Quote all of the data that follows exactly as written, skipping the images.
::: Data shown
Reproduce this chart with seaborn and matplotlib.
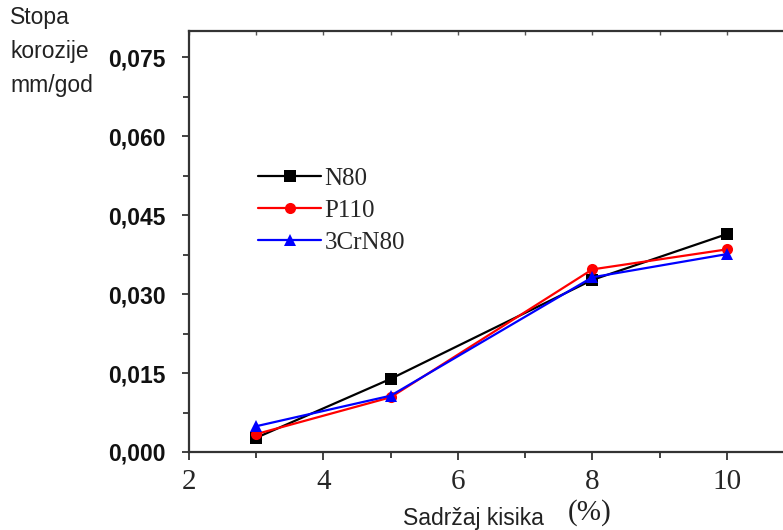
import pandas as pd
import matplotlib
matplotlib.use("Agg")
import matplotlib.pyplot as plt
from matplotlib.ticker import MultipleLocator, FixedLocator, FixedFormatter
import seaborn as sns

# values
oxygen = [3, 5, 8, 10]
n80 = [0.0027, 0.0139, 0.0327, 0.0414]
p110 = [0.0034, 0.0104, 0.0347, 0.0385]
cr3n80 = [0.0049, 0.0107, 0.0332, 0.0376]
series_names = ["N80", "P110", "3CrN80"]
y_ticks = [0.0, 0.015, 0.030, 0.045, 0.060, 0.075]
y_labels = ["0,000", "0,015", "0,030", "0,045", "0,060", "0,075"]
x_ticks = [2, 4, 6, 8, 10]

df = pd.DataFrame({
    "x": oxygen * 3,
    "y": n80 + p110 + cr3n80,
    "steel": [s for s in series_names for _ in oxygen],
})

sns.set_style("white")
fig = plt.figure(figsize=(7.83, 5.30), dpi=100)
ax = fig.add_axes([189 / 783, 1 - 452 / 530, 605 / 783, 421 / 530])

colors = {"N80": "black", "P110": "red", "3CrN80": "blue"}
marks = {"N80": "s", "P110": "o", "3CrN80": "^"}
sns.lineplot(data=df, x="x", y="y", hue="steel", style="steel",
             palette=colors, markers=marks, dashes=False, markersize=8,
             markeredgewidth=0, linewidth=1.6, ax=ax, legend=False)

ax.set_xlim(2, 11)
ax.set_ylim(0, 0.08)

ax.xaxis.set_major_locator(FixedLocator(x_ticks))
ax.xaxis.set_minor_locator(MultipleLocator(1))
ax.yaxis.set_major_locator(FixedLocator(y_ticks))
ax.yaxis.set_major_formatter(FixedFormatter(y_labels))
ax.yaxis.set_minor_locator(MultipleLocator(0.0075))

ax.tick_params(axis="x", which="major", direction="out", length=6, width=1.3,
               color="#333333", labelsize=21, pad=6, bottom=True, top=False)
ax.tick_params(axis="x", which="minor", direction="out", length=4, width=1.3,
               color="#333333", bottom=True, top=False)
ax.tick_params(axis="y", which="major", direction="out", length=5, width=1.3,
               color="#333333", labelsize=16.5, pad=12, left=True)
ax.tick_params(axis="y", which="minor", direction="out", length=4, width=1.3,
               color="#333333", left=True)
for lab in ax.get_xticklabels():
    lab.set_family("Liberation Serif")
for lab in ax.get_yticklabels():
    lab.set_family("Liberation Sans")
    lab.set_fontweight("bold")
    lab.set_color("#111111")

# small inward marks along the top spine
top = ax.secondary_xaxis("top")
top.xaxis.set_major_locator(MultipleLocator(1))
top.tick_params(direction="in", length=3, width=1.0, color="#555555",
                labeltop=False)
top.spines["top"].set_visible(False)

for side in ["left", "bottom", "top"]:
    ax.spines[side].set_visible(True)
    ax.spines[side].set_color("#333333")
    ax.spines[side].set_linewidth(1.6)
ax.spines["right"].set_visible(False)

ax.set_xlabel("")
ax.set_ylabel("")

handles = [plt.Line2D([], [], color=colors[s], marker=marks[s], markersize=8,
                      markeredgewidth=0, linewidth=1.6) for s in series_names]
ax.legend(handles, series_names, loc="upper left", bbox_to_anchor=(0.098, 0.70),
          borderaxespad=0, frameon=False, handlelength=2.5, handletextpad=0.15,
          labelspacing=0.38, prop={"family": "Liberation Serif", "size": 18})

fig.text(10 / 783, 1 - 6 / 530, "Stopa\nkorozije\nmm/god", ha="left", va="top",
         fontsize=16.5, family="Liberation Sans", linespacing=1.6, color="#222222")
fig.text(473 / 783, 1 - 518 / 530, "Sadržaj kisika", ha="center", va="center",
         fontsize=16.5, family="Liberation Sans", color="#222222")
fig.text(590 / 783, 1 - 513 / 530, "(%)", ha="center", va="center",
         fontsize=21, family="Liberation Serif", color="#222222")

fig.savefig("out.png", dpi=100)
::::::
-- Exercise result --
Reproduce this chart with seaborn and matplotlib.
import pandas as pd
import matplotlib
matplotlib.use("Agg")
import matplotlib.pyplot as plt
from matplotlib.ticker import MultipleLocator, FixedLocator, FixedFormatter
import seaborn as sns

# values
oxygen = [3, 5, 8, 10]
n80 = [0.0027, 0.0139, 0.0327, 0.0414]
p110 = [0.0034, 0.0104, 0.0347, 0.0385]
cr3n80 = [0.0049, 0.0107, 0.0332, 0.0376]
series_names = ["N80", "P110", "3CrN80"]
y_ticks = [0.0, 0.015, 0.030, 0.045, 0.060, 0.075]
y_labels = ["0,000", "0,015", "0,030", "0,045", "0,060", "0,075"]
x_ticks = [2, 4, 6, 8, 10]

df = pd.DataFrame({
    "x": oxygen * 3,
    "y": n80 + p110 + cr3n80,
    "steel": [s for s in series_names for _ in oxygen],
})

sns.set_style("white")
fig = plt.figure(figsize=(7.83, 5.30), dpi=100)
ax = fig.add_axes([189 / 783, 1 - 452 / 530, 605 / 783, 421 / 530])

colors = {"N80": "black", "P110": "red", "3CrN80": "blue"}
marks = {"N80": "s", "P110": "o", "3CrN80": "^"}
sns.lineplot(data=df, x="x", y="y", hue="steel", style="steel",
             palette=colors, markers=marks, dashes=False, markersize=8,
             markeredgewidth=0, linewidth=1.6, ax=ax, legend=False)

ax.set_xlim(2, 11)
ax.set_ylim(0, 0.08)

ax.xaxis.set_major_locator(FixedLocator(x_ticks))
ax.xaxis.set_minor_locator(MultipleLocator(1))
ax.yaxis.set_major_locator(FixedLocator(y_ticks))
ax.yaxis.set_major_formatter(FixedFormatter(y_labels))
ax.yaxis.set_minor_locator(MultipleLocator(0.0075))

ax.tick_params(axis="x", which="major", direction="out", length=6, width=1.3,
               color="#333333", labelsize=21, pad=6, bottom=True, top=False)
ax.tick_params(axis="x", which="minor", direction="out", length=4, width=1.3,
               color="#333333", bottom=True, top=False)
ax.tick_params(axis="y", which="major", direction="out", length=5, width=1.3,
               color="#333333", labelsize=16.5, pad=12, left=True)
ax.tick_params(axis="y", which="minor", direction="out", length=4, width=1.3,
               color="#333333", left=True)
for lab in ax.get_xticklabels():
    lab.set_family("Liberation Serif")
for lab in ax.get_yticklabels():
    lab.set_family("Liberation Sans")
    lab.set_fontweight("bold")
    lab.set_color("#111111")

# small inward marks along the top spine
top = ax.secondary_xaxis("top")
top.xaxis.set_major_locator(MultipleLocator(1))
top.tick_params(direction="in", length=3, width=1.0, color="#555555",
                labeltop=False)
top.spines["top"].set_visible(False)

for side in ["left", "bottom", "top"]:
    ax.spines[side].set_visible(True)
    ax.spines[side].set_color("#333333")
    ax.spines[side].set_linewidth(1.6)
ax.spines["right"].set_visible(False)

ax.set_xlabel("")
ax.set_ylabel("")

handles = [plt.Line2D([], [], color=colors[s], marker=marks[s], markersize=8,
                      markeredgewidth=0, linewidth=1.6) for s in series_names]
ax.legend(handles, series_names, loc="upper left", bbox_to_anchor=(0.098, 0.70),
          borderaxespad=0, frameon=False, handlelength=2.5, handletextpad=0.15,
          labelspacing=0.38, prop={"family": "Liberation Serif", "size": 18})

fig.text(10 / 783, 1 - 6 / 530, "Stopa\nkorozije\nmm/god", ha="left", va="top",
         fontsize=16.5, family="Liberation Sans", linespacing=1.6, color="#222222")
fig.text(473 / 783, 1 - 518 / 530, "Sadržaj kisika", ha="center", va="center",
         fontsize=16.5, family="Liberation Sans", color="#222222")
fig.text(590 / 783, 1 - 513 / 530, "(%)", ha="center", va="center",
         fontsize=21, family="Liberation Serif", color="#222222")

fig.savefig("out.png", dpi=100)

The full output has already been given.